Now generate functions (or one function with multiple outputs) to compute the categorical cross entropy and its gradient.  These are given by 
$$
\mathcal{L}(W,\Phi,Y_{obs}) = -\frac{1}{mN} \sum_{i=1}^m \left(Y_{obs,i} \ln \mathrm{Softmax}(\Phi W)\right).
$$
and 
$$
\frac{ \partial \mathcal{L}}{\partial W} = -\frac{1}{mN} \sum_{i=1}^m \left[(Y_{obs,i} - \mathrm{Softmax}(\Phi W)_i) \Phi_i^T\right]^T. 
$$
As you implement these functions, consider how to do so in as efficient a manner as possible.  Note that it is possible to vectorize the sums.    

Implement gradient descent and train this model.  Record the value of $\mathcal{L}$ as a function of gradient descent iteration, and produce a plot convincing yourself that the model is converging to a minimum.

One very interesting result of working with image data is that we can interpret the learned parameters as images (the weight matrix is $N\times (1+n)$.  If you get rid of the first entry, which corresponds to a constant offset, the remaining $N \times n$ weights are each associated with a given input pixel for a given class).  Plot your weights as images (there should be ten of them).  Evaluate the pattern that you find.    

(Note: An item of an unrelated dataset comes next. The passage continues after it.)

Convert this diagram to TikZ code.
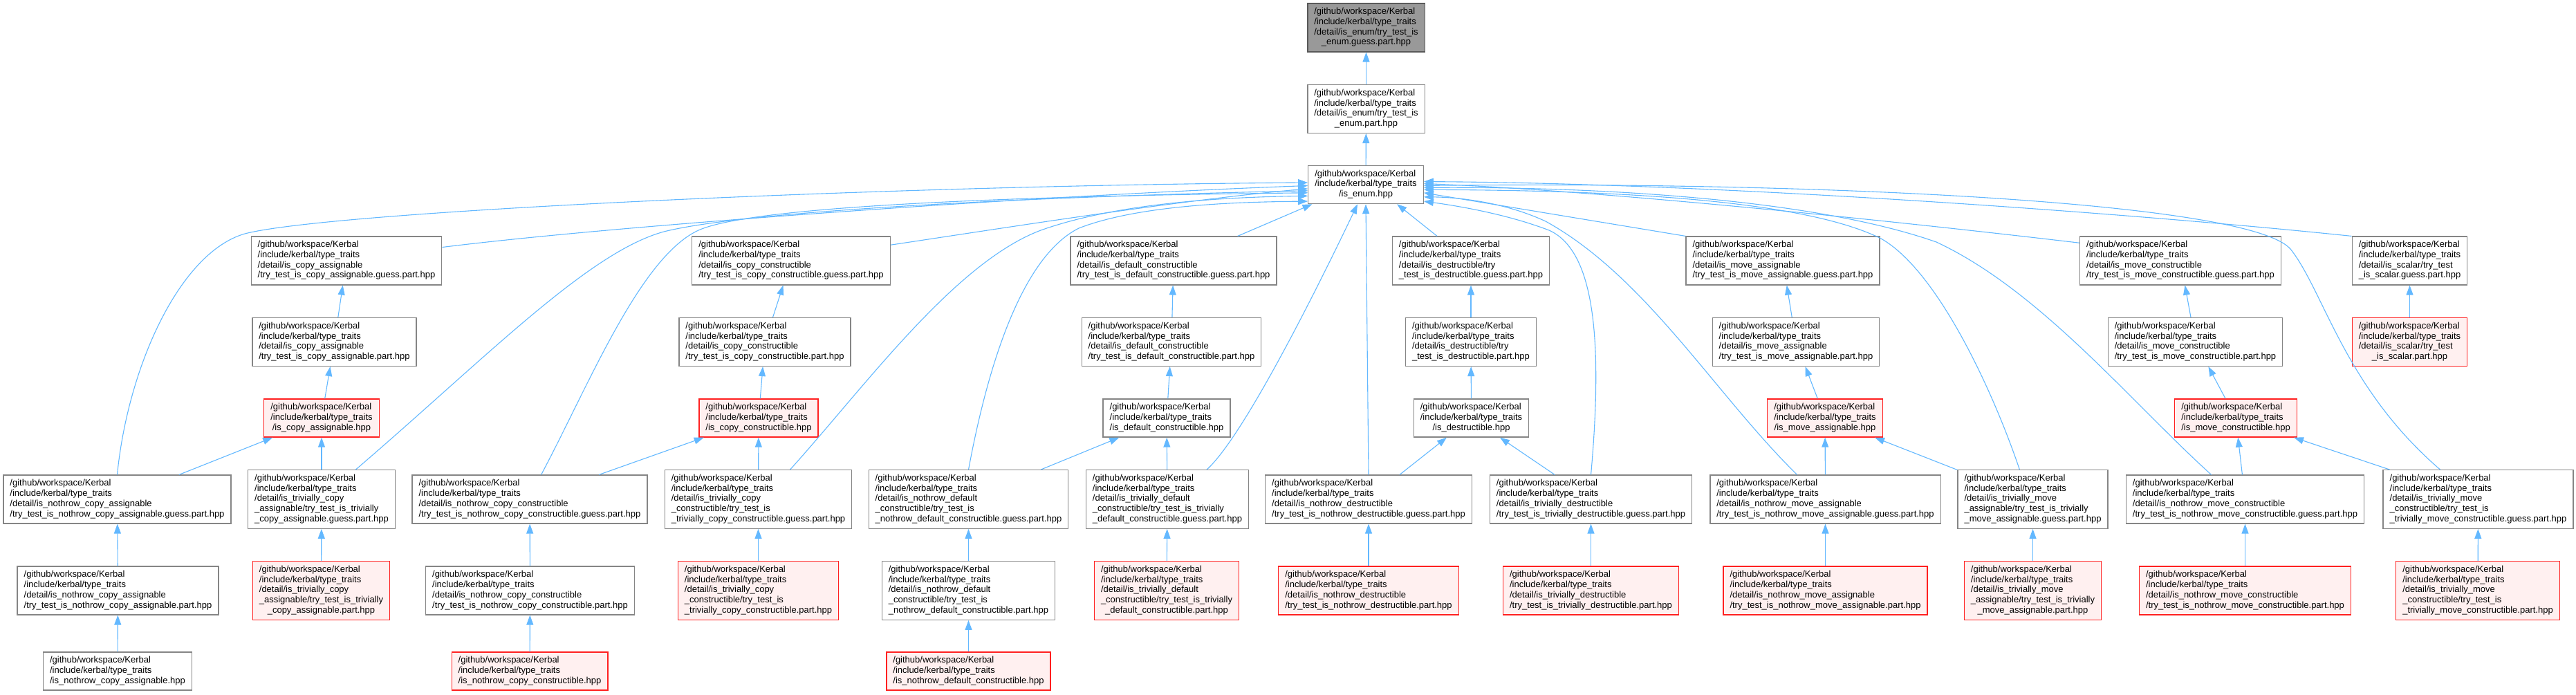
\documentclass[tikz,border=0pt]{standalone}
\usepackage{fontspec}
\setmainfont{Liberation Sans}
\usepackage{xcolor}
\usepackage{tikz}
\usetikzlibrary{arrows.meta}

\definecolor{depblue}{HTML}{63B8FF}
\definecolor{boxgray}{HTML}{858585}
\definecolor{topgray}{HTML}{999999}
\definecolor{redfill}{HTML}{FFF0F0}
\definecolor{redline}{HTML}{FF2020}

\newcommand{\kroot}{/github/workspace/Kerbal\\/include/kerbal/type\_traits}
\newcommand{\kfile}[2]{\begin{tabular}{@{}l@{}}#1\\\multicolumn{1}{@{}c@{}}{#2}\end{tabular}}

\begin{document}
\begin{tikzpicture}[x=1pt, y=-1pt,
    file/.style={draw=boxgray, line width=1.3pt, fill=white, inner xsep=9.5pt, inner ysep=5.5pt, font=\fontsize{13}{14.7}\selectfont},
    redfile/.style={file, draw=redline, fill=redfill},
    topfile/.style={file, draw=gray!70!black, fill=topgray},
    dep/.style={depblue, line width=1.1pt, -{Triangle[length=14pt, width=10pt]}}]
    \useasboundingbox (0,0) rectangle (3725,1004);

    % is_enum chain
    \node[topfile] (enumguess) at (1975.5,40) {\kfile{\kroot\\/detail/is\_enum/try\_test\_is}{\_enum.guess.part.hpp}};
    \node[file] (enumpart) at (1975.5,157.5) {\kfile{\kroot\\/detail/is\_enum/try\_test\_is}{\_enum.part.hpp}};
    \node[file] (isenum) at (1975,267) {\kfile{/github/workspace/Kerbal\\/include/kerbal/type\_traits}{/is\_enum.hpp}};

    % guess headers
    \node[file] (caguess) at (501,377) {\kfile{\kroot\\/detail/is\_copy\_assignable}{/try\_test\_is\_copy\_assignable.guess.part.hpp}};
    \node[file] (ccguess) at (1144,377) {\kfile{\kroot\\/detail/is\_copy\_constructible}{/try\_test\_is\_copy\_constructible.guess.part.hpp}};
    \node[file] (dcguess) at (1697,377) {\kfile{\kroot\\/detail/is\_default\_constructible}{/try\_test\_is\_default\_constructible.guess.part.hpp}};
    \node[file] (dguess) at (2127,377) {\kfile{\kroot\\/detail/is\_destructible/try}{\_test\_is\_destructible.guess.part.hpp}};
    \node[file] (maguess) at (2578,377) {\kfile{\kroot\\/detail/is\_move\_assignable}{/try\_test\_is\_move\_assignable.guess.part.hpp}};
    \node[file] (mcguess) at (3153,377) {\kfile{\kroot\\/detail/is\_move\_constructible}{/try\_test\_is\_move\_constructible.guess.part.hpp}};
    \node[file] (sguess) at (3484.5,377) {\kfile{\kroot\\/detail/is\_scalar/try\_test}{\_is\_scalar.guess.part.hpp}};

    % part headers
    \node[file] (capart) at (483.5,494.5) {\kfile{\kroot\\/detail/is\_copy\_assignable}{/try\_test\_is\_copy\_assignable.part.hpp}};
    \node[file] (ccpart) at (1106,494.5) {\kfile{\kroot\\/detail/is\_copy\_constructible}{/try\_test\_is\_copy\_constructible.part.hpp}};
    \node[file] (dcpart) at (1694,494.5) {\kfile{\kroot\\/detail/is\_default\_constructible}{/try\_test\_is\_default\_constructible.part.hpp}};
    \node[file] (dpart) at (2127,494.5) {\kfile{\kroot\\/detail/is\_destructible/try}{\_test\_is\_destructible.part.hpp}};
    \node[file] (mapart) at (2597,494.5) {\kfile{\kroot\\/detail/is\_move\_assignable}{/try\_test\_is\_move\_assignable.part.hpp}};
    \node[file] (mcpart) at (3174.5,494.5) {\kfile{\kroot\\/detail/is\_move\_constructible}{/try\_test\_is\_move\_constructible.part.hpp}};
    \node[redfile] (spart) at (3484.5,494.5) {\kfile{\kroot\\/detail/is\_scalar/try\_test}{\_is\_scalar.part.hpp}};

    % public headers
    \node[redfile] (ca) at (465,604.5) {\kfile{\kroot}{/is\_copy\_assignable.hpp}};
    \node[redfile] (cc) at (1097,604.5) {\kfile{\kroot}{/is\_copy\_constructible.hpp}};
    \node[file] (dc) at (1687,604.5) {\kfile{\kroot}{/is\_default\_constructible.hpp}};
    \node[file] (dst) at (2127.5,604.5) {\kfile{\kroot}{/is\_destructible.hpp}};
    \node[redfile] (ma) at (2639,604.5) {\kfile{\kroot}{/is\_move\_assignable.hpp}};
    \node[redfile] (mc) at (3233,604.5) {\kfile{\kroot}{/is\_move\_constructible.hpp}};

    % nothrow / trivially guess headers
    \node[file] (ncaguess) at (169.5,722) {\kfile{\kroot\\/detail/is\_nothrow\_copy\_assignable}{/try\_test\_is\_nothrow\_copy\_assignable.guess.part.hpp}};
    \node[file] (tcaguess) at (465,722) {\kfile{\kroot\\/detail/is\_trivially\_copy\\\_assignable/try\_test\_is\_trivially}{\_copy\_assignable.guess.part.hpp}};
    \node[file] (nccguess) at (766,722) {\kfile{\kroot\\/detail/is\_nothrow\_copy\_constructible}{/try\_test\_is\_nothrow\_copy\_constructible.guess.part.hpp}};
    \node[file] (tccguess) at (1096.5,722) {\kfile{\kroot\\/detail/is\_trivially\_copy\\\_constructible/try\_test\_is}{\_trivially\_copy\_constructible.guess.part.hpp}};
    \node[file] (ndcguess) at (1400.5,722) {\kfile{\kroot\\/detail/is\_nothrow\_default\\\_constructible/try\_test\_is}{\_nothrow\_default\_constructible.guess.part.hpp}};
    \node[file] (tdcguess) at (1688,722) {\kfile{\kroot\\/detail/is\_trivially\_default\\\_constructible/try\_test\_is\_trivially}{\_default\_constructible.guess.part.hpp}};
    \node[file] (ndguess) at (1979,722) {\kfile{\kroot\\/detail/is\_nothrow\_destructible}{/try\_test\_is\_nothrow\_destructible.guess.part.hpp}};
    \node[file] (tdguess) at (2300.5,722) {\kfile{\kroot\\/detail/is\_trivially\_destructible}{/try\_test\_is\_trivially\_destructible.guess.part.hpp}};
    \node[file] (nmaguess) at (2639.5,722) {\kfile{\kroot\\/detail/is\_nothrow\_move\_assignable}{/try\_test\_is\_nothrow\_move\_assignable.guess.part.hpp}};
    \node[file] (tmaguess) at (2939.5,722) {\kfile{\kroot\\/detail/is\_trivially\_move\\\_assignable/try\_test\_is\_trivially}{\_move\_assignable.guess.part.hpp}};
    \node[file] (nmcguess) at (3246.5,722) {\kfile{\kroot\\/detail/is\_nothrow\_move\_constructible}{/try\_test\_is\_nothrow\_move\_constructible.guess.part.hpp}};
    \node[file] (tmcguess) at (3583.5,722) {\kfile{\kroot\\/detail/is\_trivially\_move\\\_constructible/try\_test\_is}{\_trivially\_move\_constructible.guess.part.hpp}};

    % nothrow / trivially part headers
    \node[file] (ncapart) at (170.5,854) {\kfile{\kroot\\/detail/is\_nothrow\_copy\_assignable}{/try\_test\_is\_nothrow\_copy\_assignable.part.hpp}};
    \node[redfile] (tcapart) at (464.5,854) {\kfile{\kroot\\/detail/is\_trivially\_copy\\\_assignable/try\_test\_is\_trivially}{\_copy\_assignable.part.hpp}};
    \node[file] (nccpart) at (766.5,854) {\kfile{\kroot\\/detail/is\_nothrow\_copy\_constructible}{/try\_test\_is\_nothrow\_copy\_constructible.part.hpp}};
    \node[redfile] (tccpart) at (1096.5,854) {\kfile{\kroot\\/detail/is\_trivially\_copy\\\_constructible/try\_test\_is}{\_trivially\_copy\_constructible.part.hpp}};
    \node[file] (ndcpart) at (1400.5,854) {\kfile{\kroot\\/detail/is\_nothrow\_default\\\_constructible/try\_test\_is}{\_nothrow\_default\_constructible.part.hpp}};
    \node[redfile] (tdcpart) at (1687,854) {\kfile{\kroot\\/detail/is\_trivially\_default\\\_constructible/try\_test\_is\_trivially}{\_default\_constructible.part.hpp}};
    \node[redfile] (ndpart) at (1979,854) {\kfile{\kroot\\/detail/is\_nothrow\_destructible}{/try\_test\_is\_nothrow\_destructible.part.hpp}};
    \node[redfile] (tdpart) at (2300.5,854) {\kfile{\kroot\\/detail/is\_trivially\_destructible}{/try\_test\_is\_trivially\_destructible.part.hpp}};
    \node[redfile] (nmapart) at (2639.5,854) {\kfile{\kroot\\/detail/is\_nothrow\_move\_assignable}{/try\_test\_is\_nothrow\_move\_assignable.part.hpp}};
    \node[redfile] (tmapart) at (2939.5,854) {\kfile{\kroot\\/detail/is\_trivially\_move\\\_assignable/try\_test\_is\_trivially}{\_move\_assignable.part.hpp}};
    \node[redfile] (nmcpart) at (3246.5,854) {\kfile{\kroot\\/detail/is\_nothrow\_move\_constructible}{/try\_test\_is\_nothrow\_move\_constructible.part.hpp}};
    \node[redfile] (tmcpart) at (3583,854) {\kfile{\kroot\\/detail/is\_trivially\_move\\\_constructible/try\_test\_is}{\_trivially\_move\_constructible.part.hpp}};

    % bottom row
    \node[file] (nca) at (170,970.5) {\kfile{\kroot}{/is\_nothrow\_copy\_assignable.hpp}};
    \node[redfile] (ncc) at (766,970.5) {\kfile{\kroot}{/is\_nothrow\_copy\_constructible.hpp}};
    \node[redfile] (ndc) at (1400.5,970.5) {\kfile{\kroot}{/is\_nothrow\_default\_constructible.hpp}};

    % chain to the top
    \draw[dep] (enumpart) -- (enumguess);
    \draw[dep] (isenum) -- (enumpart);

    % guess headers into is_enum
    \draw[dep] (caguess.8) .. controls (900,325) and (1500,283) .. (isenum.181);
    \draw[dep] (ccguess.9) .. controls (1450,330) and (1700,290) .. (isenum.184);
    \draw[dep] (dcguess.21) -- (isenum.200);
    \draw[dep] (dguess.144) -- (isenum.328);
    \draw[dep] (maguess.north west) -- (isenum.352);
    \draw[dep] (mcguess.170) .. controls (2700,315) and (2300,275) .. (isenum.1);
    \draw[dep] (sguess.north west) .. controls (3100,310) and (2500,265) .. (isenum.3);

    % nothrow / trivially guess headers into is_enum
    \draw[dep] (ncaguess.north) .. controls (185,530) and (260,365) .. (354,338) .. controls (480,305) and (1300,268) .. (isenum.178);
    \draw[dep] (tcaguess.41) .. controls (700,520) and (850,365) .. (960,335) .. controls (1100,300) and (1600,282) .. (isenum.186);
    \draw[dep] (nccguess.65) .. controls (850,560) and (925,372) .. (1010,333) .. controls (1100,292) and (1600,282) .. (isenum.188);
    \draw[dep] (tccguess.43) .. controls (1250,560) and (1380,380) .. (1505,333) .. controls (1620,292) and (1780,285) .. (isenum.191);
    \draw[dep] (ndcguess.north) .. controls (1430,520) and (1480,370) .. (1560,330) .. controls (1650,295) and (1800,292) .. (isenum.196);
    \draw[dep] (tdcguess.37) .. controls (1800,630) and (1913,400) .. (isenum.247);
    \draw[dep] (ndguess.north) -- (isenum.south);
    \draw[dep] (tdguess.north) .. controls (2320,470) and (2300,360) .. (2240,333) .. controls (2180,310) and (2110,298) .. (isenum.344);
    \draw[dep] (nmaguess.139) .. controls (2480,570) and (2380,400) .. (2235,320) .. controls (2170,290) and (2100,285) .. (isenum.348);
    \draw[dep] (tmaguess.114) .. controls (2880,560) and (2800,390) .. (2720,345) .. controls (2600,285) and (2300,275) .. (isenum.355);
    \draw[dep] (nmcguess.144) .. controls (3080,580) and (2950,420) .. (2800,350) .. controls (2600,280) and (2250,270) .. (isenum.357);
    \draw[dep] (tmcguess.142) .. controls (3390,560) and (3360,420) .. (3312,360) .. controls (3250,290) and (2600,262) .. (isenum.359);

    % part headers into guess headers
    \draw[dep] (capart) -- (caguess);
    \draw[dep] (ccpart) -- (ccguess);
    \draw[dep] (dcpart) -- (dcguess);
    \draw[dep] (dpart) -- (dguess);
    \draw[dep] (mapart) -- (maguess);
    \draw[dep] (mcpart) -- (mcguess);
    \draw[dep] (spart) -- (sguess);

    % public headers into part headers
    \draw[dep] (ca) -- (capart);
    \draw[dep] (cc) -- (ccpart);
    \draw[dep] (dc) -- (dcpart);
    \draw[dep] (dst) -- (dpart);
    \draw[dep] (ma) -- (mapart);
    \draw[dep] (mc) -- (mcpart);

    % nothrow / trivially guess headers into public headers
    \draw[dep] (ncaguess) -- (ca);
    \draw[dep] (tcaguess) -- (ca);
    \draw[dep] (nccguess) -- (cc);
    \draw[dep] (tccguess) -- (cc);
    \draw[dep] (ndcguess) -- (dc);
    \draw[dep] (tdcguess) -- (dc);
    \draw[dep] (ndguess) -- (dst);
    \draw[dep] (tdguess) -- (dst);
    \draw[dep] (nmaguess) -- (ma);
    \draw[dep] (tmaguess) -- (ma);
    \draw[dep] (nmcguess) -- (mc);
    \draw[dep] (tmcguess) -- (mc);

    % part headers into guess headers
    \draw[dep] (ncapart) -- (ncaguess);
    \draw[dep] (tcapart) -- (tcaguess);
    \draw[dep] (nccpart) -- (nccguess);
    \draw[dep] (tccpart) -- (tccguess);
    \draw[dep] (ndcpart) -- (ndcguess);
    \draw[dep] (tdcpart) -- (tdcguess);
    \draw[dep] (ndpart) -- (ndguess);
    \draw[dep] (tdpart) -- (tdguess);
    \draw[dep] (nmapart) -- (nmaguess);
    \draw[dep] (tmapart) -- (tmaguess);
    \draw[dep] (nmcpart) -- (nmcguess);
    \draw[dep] (tmcpart) -- (tmcguess);

    % bottom row
    \draw[dep] (nca) -- (ncapart);
    \draw[dep] (ncc) -- (nccpart);
    \draw[dep] (ndc) -- (ndcpart);
\end{tikzpicture}
\end{document}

Finally, once this task is complete, scale your method up to the larger (in both number of instances and resolution) dataset MNIST (you can get it using the command sklearn.datasets.fetch_openml('mnist_784', version=1, return_X_y=True, as_frame=False)).  This will take substantial time to train!  Only do this once you are satisfied with your implementation on the digits dataset.